Minnie Goetze (Bel Powley) lives in a San Francisco moving on from the free love hippie era to punk rock in 1976. Her single, hard partying mother Charlotte (Kristen Wiig) has a loose parenting style and a good looking boyfriend, Monroe (Alexander Skarsgård, "The East"). He's Minnie's choice for losing her virginity as she relays her hopes, fears and exploits onto tape cassettes which become "The Diary of a Teenage Girl."
With a Bettie Page haircut, feathery brows and lashes, the clear-eyed 22 year-old English actress Bel Powley has made herself the gold standard for female coming of age expression. Her unconventional looks encase a distinctive sexuality and Powley knows how to project it without apparent knowledge of its power. Equal parts sophisticated and childish, adventurous and fearful, Powley is astonishingly good as the anchor of writer/director Marielle Heller's uncompromising adaptation of Phoebe Gloeckner's novel.
Like many a teenaged girl, Minnie harbors strong romantic illusions mixed with raging hormones. After nibbling on Monroe's fingers in a bar, he tells her she's given him a hard-on. She tells him in no uncertain terms she'd like him to use it. They agree to meet the next day. Monroe is surprised to learn that Minnie is a virgin. The thirty-five year-old also appears to be smitten. Things get a bit awkward between the two when Charlotte is around. Minnie responds by flaunting the hickey she's gotten from classmate Ricky Wasserman (Austin Lyon, "Pitch Perfect 2").
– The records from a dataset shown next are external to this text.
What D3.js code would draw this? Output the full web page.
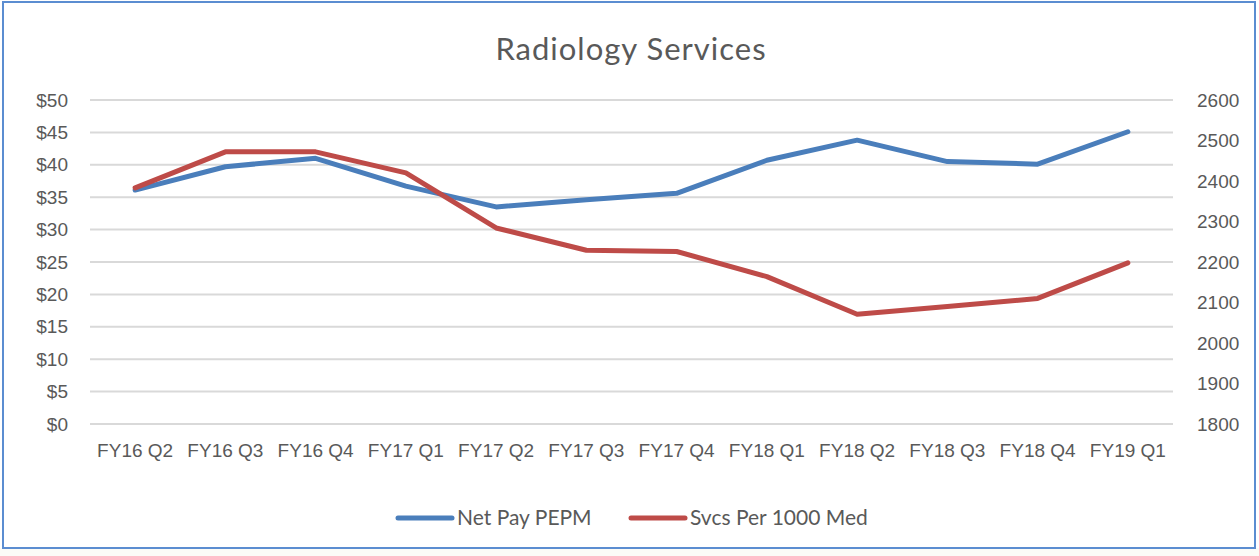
<!DOCTYPE html>
<html>
<head>
<meta charset="utf-8">
<script src="https://cdn.jsdelivr.net/npm/d3@7"></script>
<style>
  body { margin: 0; background: #fff; }
  svg { display: block; font-family: Lato, "Open Sans", sans-serif; }
</style>
</head>
<body>
<div id="chart"></div>
<script>
// quarters on the x axis
var quarters = ["FY16 Q2", "FY16 Q3", "FY16 Q4", "FY17 Q1", "FY17 Q2", "FY17 Q3",
    "FY17 Q4", "FY18 Q1", "FY18 Q2", "FY18 Q3", "FY18 Q4", "FY19 Q1"];
// left axis series ($)
var netPay = [36.1, 39.7, 41.0, 36.7, 33.5, 34.6, 35.6, 40.7, 43.8, 40.5, 40.1, 45.1];
// right axis series
var svcsPer1000 = [2383, 2472, 2472, 2420, 2284, 2229, 2226, 2164, 2071, 2090, 2110, 2198];
var leftTicks = [0, 5, 10, 15, 20, 25, 30, 35, 40, 45, 50];
var rightTicks = [1800, 1900, 2000, 2100, 2200, 2300, 2400, 2500, 2600];

var width = 1259, height = 556;
var margin = { top: 100, right: 86, bottom: 132, left: 90 };

var svg = d3.select("#chart").append("svg")
    .attr("width", width)
    .attr("height", height);

// background + frame
svg.append("rect").attr("x", 0).attr("y", 548).attr("width", width).attr("height", 8).attr("fill", "#fbfbf7");
svg.append("rect")
    .attr("x", 3).attr("y", 2).attr("width", 1252).attr("height", 546)
    .attr("fill", "#fff").attr("stroke", "#5b8dd1").attr("stroke-width", 2);

var x = d3.scaleBand()
    .domain(quarters)
    .range([margin.left, width - margin.right]);

var yL = d3.scaleLinear().domain([0, 50]).range([height - margin.bottom, margin.top]);
var yR = d3.scaleLinear().domain([1800, 2600]).range([height - margin.bottom, margin.top]);

// gridlines
svg.append("g")
    .selectAll("line")
    .data(leftTicks)
    .join("line")
    .attr("x1", margin.left)
    .attr("x2", width - margin.right)
    .attr("y1", function (d) { return yL(d); })
    .attr("y2", function (d) { return yL(d); })
    .attr("stroke", "#d9d9d9")
    .attr("stroke-width", 2);

// left axis
var leftAxis = svg.append("g")
    .attr("transform", `translate(${margin.left - 22},0)`)
    .call(d3.axisLeft(yL).tickValues(leftTicks).tickSize(0).tickPadding(0).tickFormat(function (d) { return "$" + d; }));
leftAxis.select(".domain").remove();
leftAxis.selectAll("text").style("font-size", "19px").attr("fill", "#595959");

// right axis
var rightAxis = svg.append("g")
    .attr("transform", `translate(${width - margin.right + 24},0)`)
    .call(d3.axisRight(yR).tickValues(rightTicks).tickSize(0).tickPadding(0).tickFormat(d3.format("d")));
rightAxis.select(".domain").remove();
rightAxis.selectAll("text").style("font-size", "19px").attr("fill", "#595959");

// bottom axis
var bottomAxis = svg.append("g")
    .attr("transform", `translate(0,${height - margin.bottom})`)
    .call(d3.axisBottom(x).tickSize(0).tickPadding(20));
bottomAxis.select(".domain").remove();
bottomAxis.selectAll("text").style("font-size", "19px").attr("fill", "#595959");

// lines
var lineL = d3.line()
    .x(function (d, i) { return x(quarters[i]) + x.bandwidth() / 2; })
    .y(function (d) { return yL(d); });
var lineR = d3.line()
    .x(function (d, i) { return x(quarters[i]) + x.bandwidth() / 2; })
    .y(function (d) { return yR(d); });

svg.append("path")
    .datum(netPay)
    .attr("d", lineL)
    .attr("fill", "none")
    .attr("stroke", "#4a7ebb")
    .attr("stroke-width", 5)
    .attr("stroke-linejoin", "round")
    .attr("stroke-linecap", "round");

svg.append("path")
    .datum(svcsPer1000)
    .attr("d", lineR)
    .attr("fill", "none")
    .attr("stroke", "#be4b48")
    .attr("stroke-width", 5)
    .attr("stroke-linejoin", "round")
    .attr("stroke-linecap", "round");

// title
svg.append("text")
    .attr("x", 631)
    .attr("y", 60)
    .attr("text-anchor", "middle")
    .style("font-size", "31px")
    .style("letter-spacing", "1px")
    .attr("fill", "#595959")
    .text("Radiology Services");

// legend
var legendItems = [
    { name: "Net Pay PEPM", color: "#4a7ebb", x: 398 },
    { name: "Svcs Per 1000 Med", color: "#be4b48", x: 631 }
];
var legend = svg.append("g");
legendItems.forEach(function (item) {
    legend.append("line")
        .attr("x1", item.x).attr("x2", item.x + 54)
        .attr("y1", 518).attr("y2", 518)
        .attr("stroke", item.color)
        .attr("stroke-width", 5)
        .attr("stroke-linecap", "round");
    legend.append("text")
        .attr("x", item.x + 59)
        .attr("y", 525)
        .style("font-size", "21px")
        .attr("fill", "#595959")
        .text(item.name);
});
</script>
</body>
</html>
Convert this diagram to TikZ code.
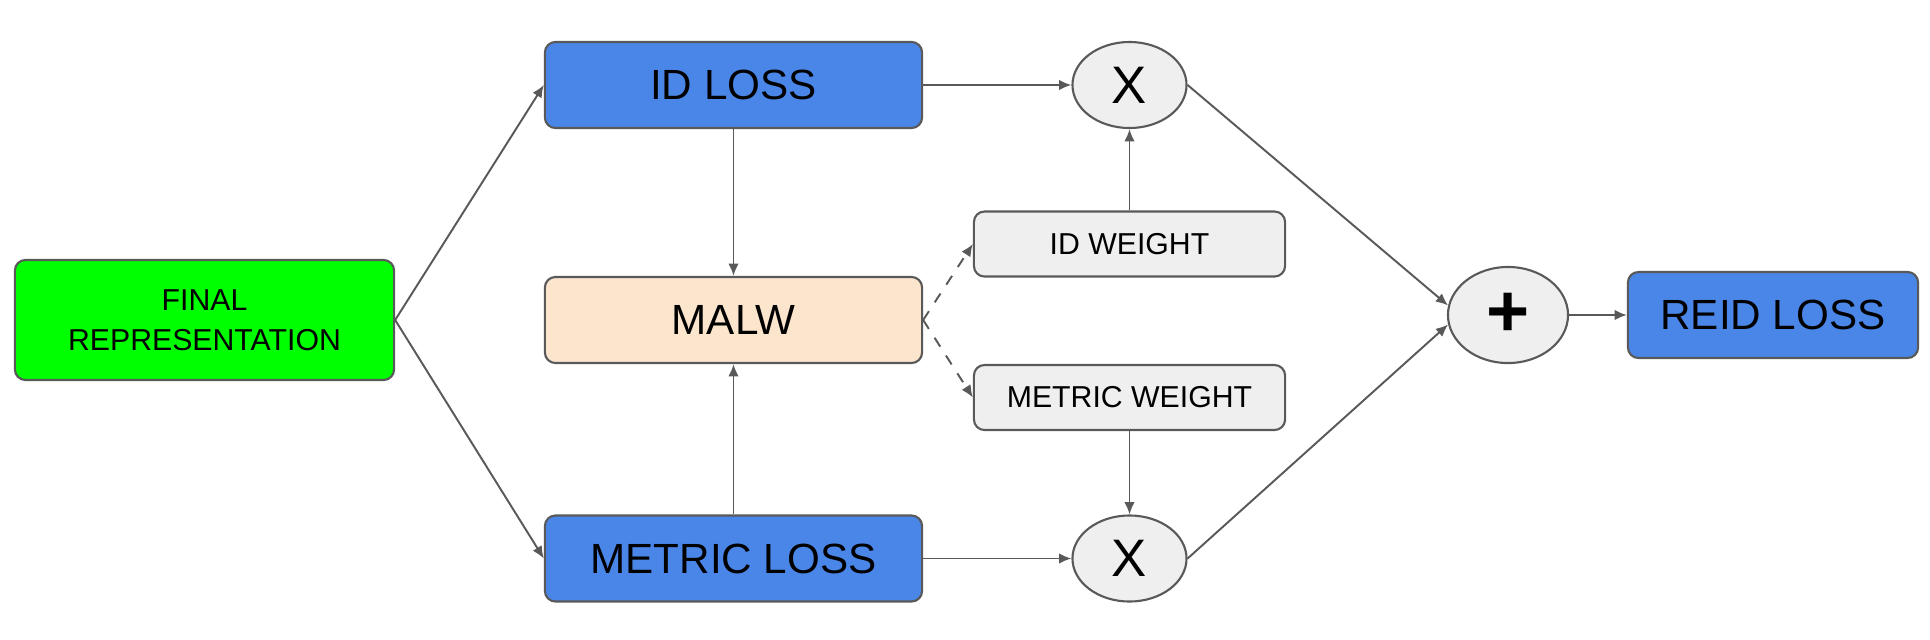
\documentclass[tikz,border=0pt]{standalone}
\usepackage{fontspec}
\setmainfont{Liberation Sans}
\usetikzlibrary{positioning,shapes,arrows.meta,calc}
\definecolor{lossblue}{HTML}{4A86E8}
\definecolor{featgreen}{HTML}{00FF00}
\definecolor{malwpeach}{HTML}{FCE5CD}
\definecolor{weightgray}{HTML}{EFEFEF}
\definecolor{edgegray}{HTML}{595959}

\begin{document}
\begin{tikzpicture}[x=0.01cm, y=-0.01cm,
    block/.style={rectangle, rounded corners=3pt, draw=edgegray, line width=0.6pt, align=center, inner sep=0pt},
    loss/.style={block, fill=lossblue, minimum width=3.77cm, minimum height=0.86cm, font=\fontsize{12}{14}\selectfont},
    weight/.style={block, fill=weightgray, minimum width=3.11cm, minimum height=0.65cm, font=\fontsize{8.6}{10}\selectfont},
    op/.style={ellipse, draw=edgegray, fill=weightgray, line width=0.6pt, inner sep=0pt, minimum width=1.14cm, minimum height=0.86cm},
    arrow/.style={-{Latex[length=3.5pt, width=3pt]}, line width=0.55pt, draw=edgegray}
]
    \useasboundingbox (0,0) rectangle (1930,639);
    % Nodes
    \node[block, fill=featgreen, minimum width=3.79cm, minimum height=1.2cm, font=\fontsize{8.6}{11.5}\selectfont] (final) at (204.5,320) {FINAL\\REPRESENTATION};
    \node[loss] (idloss) at (733.5,85) {ID LOSS};
    \node[block, fill=malwpeach, minimum width=3.77cm, minimum height=0.86cm, font=\fontsize{12}{14}\selectfont] (malw) at (733.5,320) {MALW};
    \node[loss] (metricloss) at (733.5,558.5) {METRIC LOSS};
    \node[weight] (idw) at (1129.5,244) {ID WEIGHT};
    \node[weight] (metricw) at (1129.5,397.5) {METRIC WEIGHT};
    \node[op, font=\fontsize{15}{15}\selectfont] (xid) at (1129.5,85) {\raisebox{-1.7pt}{X}};
    \node[op, font=\fontsize{15}{15}\selectfont] (xmetric) at (1129.5,558.5) {\raisebox{-1.7pt}{X}};
    \node[op, minimum width=1.2cm, minimum height=0.96cm, font=\fontsize{21}{21}\selectfont\bfseries] (plus) at (1508,315) {+};
    \node[loss, minimum width=2.9cm] (reid) at (1773,315) {REID LOSS};

    % Arrows
    \draw[arrow] (final.east) -- (idloss.west);
    \draw[arrow] (final.east) -- (metricloss.west);
    \draw[arrow] (idloss) -- (malw);
    \draw[arrow] (metricloss) -- (malw);
    \draw[arrow] (idloss) -- (xid);
    \draw[arrow] (metricloss) -- (xmetric);
    \draw[arrow] (idw) -- (xid);
    \draw[arrow] (metricw) -- (xmetric);
    \draw[arrow] (xid.east) -- (plus.171);
    \draw[arrow] (xmetric.east) -- (plus.189);
    \draw[arrow] (plus) -- (reid);

    % Dashed weight outputs
    \draw[arrow, dashed] (malw.east) -- (idw.west);
    \draw[arrow, dashed] (malw.east) -- (metricw.west);
\end{tikzpicture}
\end{document}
Minnie may be wrapped up in the female gaze (she and best friend Kimmie (Madeleine Waters) lick the crotch of the Iggy Pop poster on her wall), but she's also a burgeoning feminist, writing to cartoonist Aline Kominsky (voice of Susannah Schulman) for advice (Heller uses Minnie and Aline's artwork, animated as heart doodles floating from a tub or Aline herself, walking alongside Minnie on a San Francisco street).
The miracle of Heller's film is that despite a couple of other ill-advised sexual adventures on Minnie's part and her repeated assignations with Monroe, she's never judged and he never comes across as a pervert (Skarsgård's sensitive performance colors him more passively misguided). Even Minnie's mom with her cocaine driven housekeeping and late night parties seems more a reflection of the times (production design is terrific, an unexaggerated 70's flashback) than a particularly bad parent. Charlotte is a bit of an egotist (she's admired by all), but she also encourages Minnie to advertise her allure a bit more, a generational difference that dates mom (as does her acceptance of a hefty Christmas check from her ex and the 'solution' she comes up with when she finally learns the truth about Monroe). Minnie's a lot more independent, and, given the film's ending, maybe more mature, even if she still giggles like a schoolgirl. Younger sister Gretel (Abby Wait) is a studious, nerdy looking type, in the naive ugly duckling forerunner stage we presume Minnie recently emerged from.
With "The Diary of a Teenage Girl," Marielle Heller's made a classic her first time up at bat.
Robin gives "The Diary of a Teenage Girl" a B+.